Of particular interest to Menger is the behavior of cell membranes, which are critical to many biological processes. For example, membranes are damaged in burn injuries. Drug delivery depends on drugs passing through membranes to get into the blood stream. Cancer cells, when they metastasize, burrow their way through membranes, get into the blood stream or lymphatic system and travel to a different site. In gene therapy, genes must pass through membranes.

"We want to understand the process of molecules diffusing from the outside of a cell to the inside, or the outside of a vesicle to the inside," explained Menger. "In our laboratory we are seeing processes that have never been observed before. For example, when we physically damage a vesicle, we can see it heal. We can inject a fluorescent dye into a vesicle and measure how fast a substance diffuses through a membrane.

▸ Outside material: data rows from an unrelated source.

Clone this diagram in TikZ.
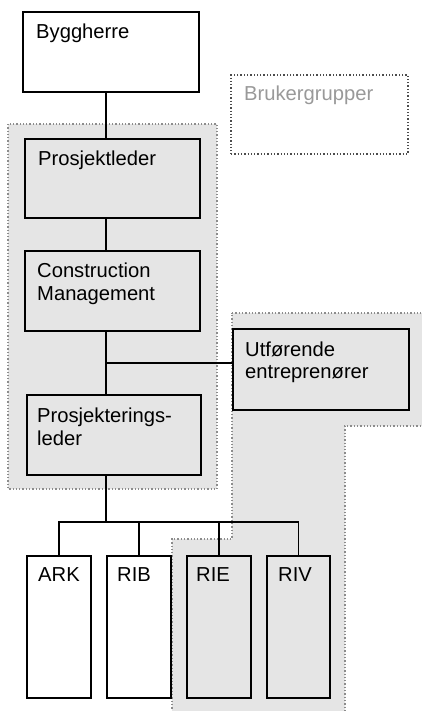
\documentclass[tikz,border=0pt]{standalone}
\usepackage{fontspec}
\setmainfont{Liberation Sans}
\begin{document}
\begin{tikzpicture}[x=1pt,y=-1pt,
  box/.style={draw=black,line width=1.4pt,inner sep=0pt,outer sep=0pt,anchor=north west},
  wbox/.style={box,fill=white},
  txt/.style={anchor=base west,inner sep=0pt,font=\fontsize{20.2}{23}\selectfont},
  grp/.style={fill=black!10,draw=black!45,line width=1.3pt,dotted},
  link/.style={draw=black,line width=1.4pt}]
\useasboundingbox (0,0) rectangle (421,711);
\fill[white] (0,0) rectangle (421,711);

% shaded groups
\path[grp] (8,124) rectangle (217,489);
\path[grp] (232,313) -- (430,313) -- (430,426) -- (345,426) -- (345,720)
  -- (172,720) -- (172,539) -- (232,539) -- cycle;

% legend
\node[box,draw=black!70,line width=1.3pt,dotted,minimum width=177pt,minimum height=79pt] (legend) at (231,75) {};
\node[txt,text=black!40] (legendtxt) at (244,101) {Brukergrupper};

% boxes
\node[wbox,minimum width=176pt,minimum height=80pt] (bygg) at (23,12) {};
\node[box,minimum width=175pt,minimum height=79pt] (pl) at (25,139) {};
\node[box,minimum width=175pt,minimum height=80pt] (cm) at (25,251) {};
\node[box,minimum width=176pt,minimum height=81pt] (utf) at (233,329) {};
\node[box,minimum width=174pt,minimum height=80pt] (prl) at (27,395) {};
\node[wbox,minimum width=64pt,minimum height=142pt] (ark) at (27,556) {};
\node[wbox,minimum width=64pt,minimum height=142pt] (rib) at (107,556) {};
\node[box,minimum width=64pt,minimum height=142pt] (rie) at (187,556) {};
\node[box,minimum width=63pt,minimum height=142pt] (riv) at (267,556) {};

% labels
\node[txt] (tbygg) at (36,38.5) {Byggherre};
\node[txt] (tpl) at (38,166) {Prosjektleder};
\node[txt] (tcm1) at (37,277) {Construction};
\node[txt] (tcm2) at (37,300) {Management};
\node[txt] (tutf1) at (245,356) {Utførende};
\node[txt] (tutf2) at (245,378) {entreprenører};
\node[txt] (tprl1) at (37,422) {Prosjekterings-};
\node[txt] (tprl2) at (37,445) {leder};
\node[txt] (tark) at (38,581) {ARK};
\node[txt] (trib) at (117,581) {RIB};
\node[txt] (trie) at (196,581) {RIE};
\node[txt] (triv) at (278,581) {RIV};

% connectors
\coordinate (spine) at (106,0);
\coordinate (junc) at (106,363);
\coordinate (bar) at (106,522);
\draw[link] (bygg.south -| spine) -- (pl.north -| spine);
\draw[link] (pl.south -| spine) -- (cm.north -| spine);
\draw[link] (cm.south -| spine) -- (prl.north -| spine);
\draw[link] (junc) -- (junc -| utf.west);
\draw[link] (prl.south -| spine) -- (bar);
\draw[link] (ark.north) -- (ark.north |- bar) -- (riv.north |- bar) -- (riv.north);
\draw[link] (rib.north) -- (rib.north |- bar);
\draw[link] (rie.north) -- (rie.north |- bar);
\end{tikzpicture}
\end{document}
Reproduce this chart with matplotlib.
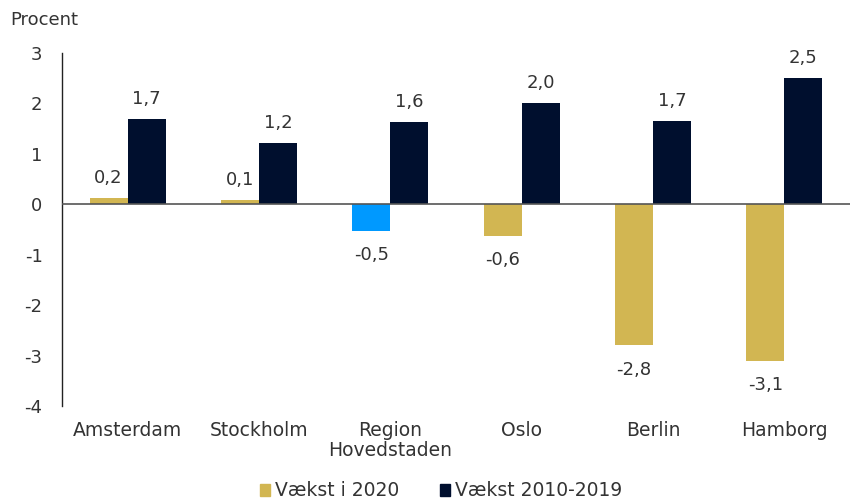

Menger's vesicles are unlike living cells in that they are not self-replicating. They cannot yet divide in two, grow to a certain size, and divide again. In some cases vesicles can grow bigger; in other cases big vesicles "give birth" to smaller ones. So far, however, all these things don't happen simultaneously.

Menger and his colleagues, Kurt Gabrielson, who completed his Ph.D. at Emory last year, and current graduate student Stephen Lee, have had to manufacture and learn to use equipment found more often in cytology labs or in vitro fertilization labs than in chemistry labs. Micromanipulators and micropipettes are necessary for handling the cell-like vesicles. New computer software allows the images to be rearranged, cut, enhanced, stored and printed with precision.

"The big difference in what we are doing and in what cytologists do is that they are working with living systems and we are working with chemical systems," said Menger. "The trouble with living cells is that they are so complicated you don't always know what you're working with. Here we have defined the system and simplified the whole thing."

Soon the chemists will be able to study how their vesicles interact with living cells. Postdoctoral student Lillian Daniels, an expert in cell growth, will be joining Menger's lab to begin culturing cells. "We want to find out things like whether an amoeba will eat a vesicle, and whether we can promote vesicle entry into a cell," said Menger. "This is the borderline where chemistry and biology meet."

Menger's work has been supported for the past three years by a recently renewed grant from the National Institutes of Health. The German chemical journal, Angewandt Chemie, will publish a long article summarizing his work, which is largely unknown to other chemists, later this year.